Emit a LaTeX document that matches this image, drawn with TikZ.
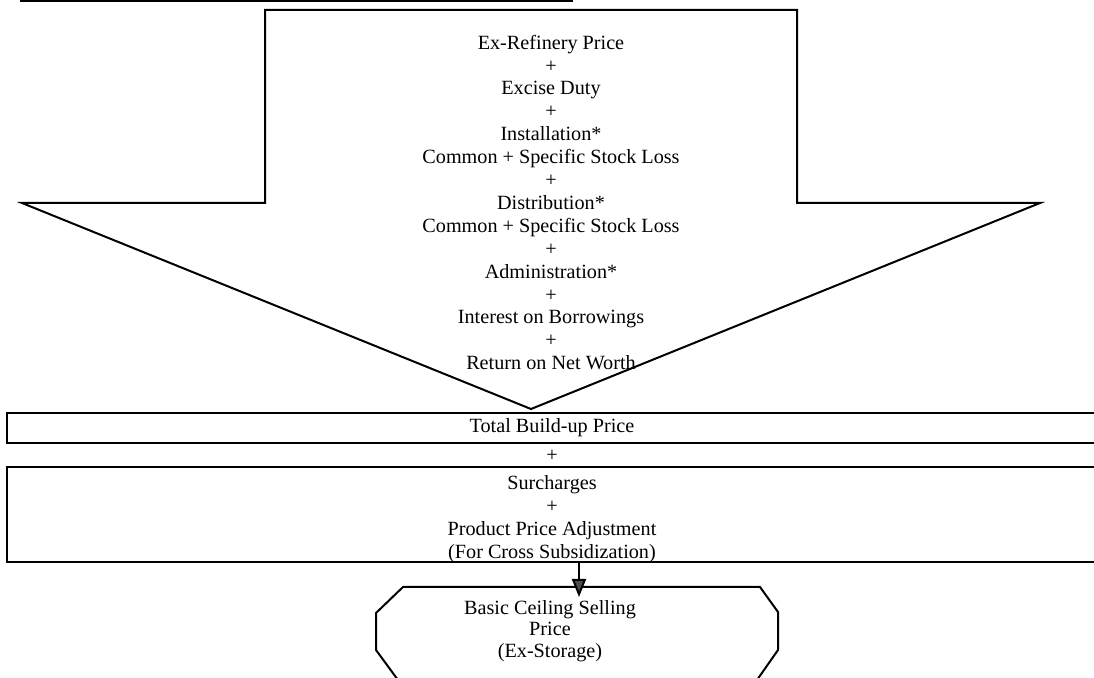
\documentclass[tikz,border=0pt]{standalone}
\usepackage{fontspec}
\setmainfont{Liberation Serif}
\usetikzlibrary{arrows.meta,positioning}
\definecolor{ink}{HTML}{000000}
\tikzset{
  >=Latex,
  every node/.style={font=\fontsize{10.1}{11.45}\selectfont,text=ink},
  outline/.style={draw=ink,line width=1pt},
  bandbox/.style={outline,minimum width=545pt,inner sep=0pt,align=center},
  stack/.style={align=center,inner sep=0pt},
  feed/.style={-{Triangle[width=7pt,length=9pt,fill=ink!70]},outline},
}

\begin{document}
\begin{tikzpicture}[x=0.5pt,y=-0.5pt]
\useasboundingbox (0,0) rectangle (1094,678);
\clip (0,0) rectangle (1094,678);

% header rule
\draw[outline] (20,1) -- (573,1);

% build-up arrow
\draw[outline] (265,10) -- (797,10) -- (797,203) -- (1040,203) -- (531,409) -- (22,203) -- (265,203) -- cycle;
\node[stack] (costs) at (551,202.5) {Ex-Refinery Price\\+\\Excise Duty\\+\\Installation*\\Common + Specific Stock Loss\\+\\Distribution*\\Common + Specific Stock Loss\\+\\Administration*\\+\\Interest on Borrowings\\+\\Return on Net Worth};

% totals
\node[bandbox,minimum height=15pt] (total) at (552,428) {Total Build-up Price};
\node[stack] (plus) at (552,456) {+};
\node[bandbox,minimum height=47.5pt] (surch) at (552,514.5) {};
\node[stack,font=\fontsize{10.1}{11.5}\selectfont] (surchtext) at (552,519.5) {Surcharges\\+\\Product Price Adjustment\\(For Cross Subsidization)};

% selling price
\draw[outline] (403,587) -- (760,587) -- (778,612) -- (778,650) -- (757,680) -- (398,680) -- (376,650) -- (376,613) -- cycle;
\node[stack,font=\fontsize{10.1}{10.75}\selectfont] (basic) at (550,631) {Basic Ceiling Selling\\Price\\(Ex-Storage)};
\coordinate (drop) at (579,597);
\draw[feed] (surch.south -| drop) -- (drop);

\end{tikzpicture}
\end{document}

^^^^^^^^^^^^^^^^

Omit pictures; set down the rest of the material word for word.

Emit a LaTeX document that matches this image, drawn with TikZ.
\documentclass[tikz,border=0pt]{standalone}
\usepackage{fontspec}
\setmainfont{Liberation Serif}
\usetikzlibrary{arrows.meta,positioning}
\definecolor{ink}{HTML}{000000}
\tikzset{
  >=Latex,
  every node/.style={font=\fontsize{10.1}{11.45}\selectfont,text=ink},
  outline/.style={draw=ink,line width=1pt},
  bandbox/.style={outline,minimum width=545pt,inner sep=0pt,align=center},
  stack/.style={align=center,inner sep=0pt},
  feed/.style={-{Triangle[width=7pt,length=9pt,fill=ink!70]},outline},
}

\begin{document}
\begin{tikzpicture}[x=0.5pt,y=-0.5pt]
\useasboundingbox (0,0) rectangle (1094,678);
\clip (0,0) rectangle (1094,678);

% header rule
\draw[outline] (20,1) -- (573,1);

% build-up arrow
\draw[outline] (265,10) -- (797,10) -- (797,203) -- (1040,203) -- (531,409) -- (22,203) -- (265,203) -- cycle;
\node[stack] (costs) at (551,202.5) {Ex-Refinery Price\\+\\Excise Duty\\+\\Installation*\\Common + Specific Stock Loss\\+\\Distribution*\\Common + Specific Stock Loss\\+\\Administration*\\+\\Interest on Borrowings\\+\\Return on Net Worth};

% totals
\node[bandbox,minimum height=15pt] (total) at (552,428) {Total Build-up Price};
\node[stack] (plus) at (552,456) {+};
\node[bandbox,minimum height=47.5pt] (surch) at (552,514.5) {};
\node[stack,font=\fontsize{10.1}{11.5}\selectfont] (surchtext) at (552,519.5) {Surcharges\\+\\Product Price Adjustment\\(For Cross Subsidization)};

% selling price
\draw[outline] (403,587) -- (760,587) -- (778,612) -- (778,650) -- (757,680) -- (398,680) -- (376,650) -- (376,613) -- cycle;
\node[stack,font=\fontsize{10.1}{10.75}\selectfont] (basic) at (550,631) {Basic Ceiling Selling\\Price\\(Ex-Storage)};
\coordinate (drop) at (579,597);
\draw[feed] (surch.south -| drop) -- (drop);

\end{tikzpicture}
\end{document}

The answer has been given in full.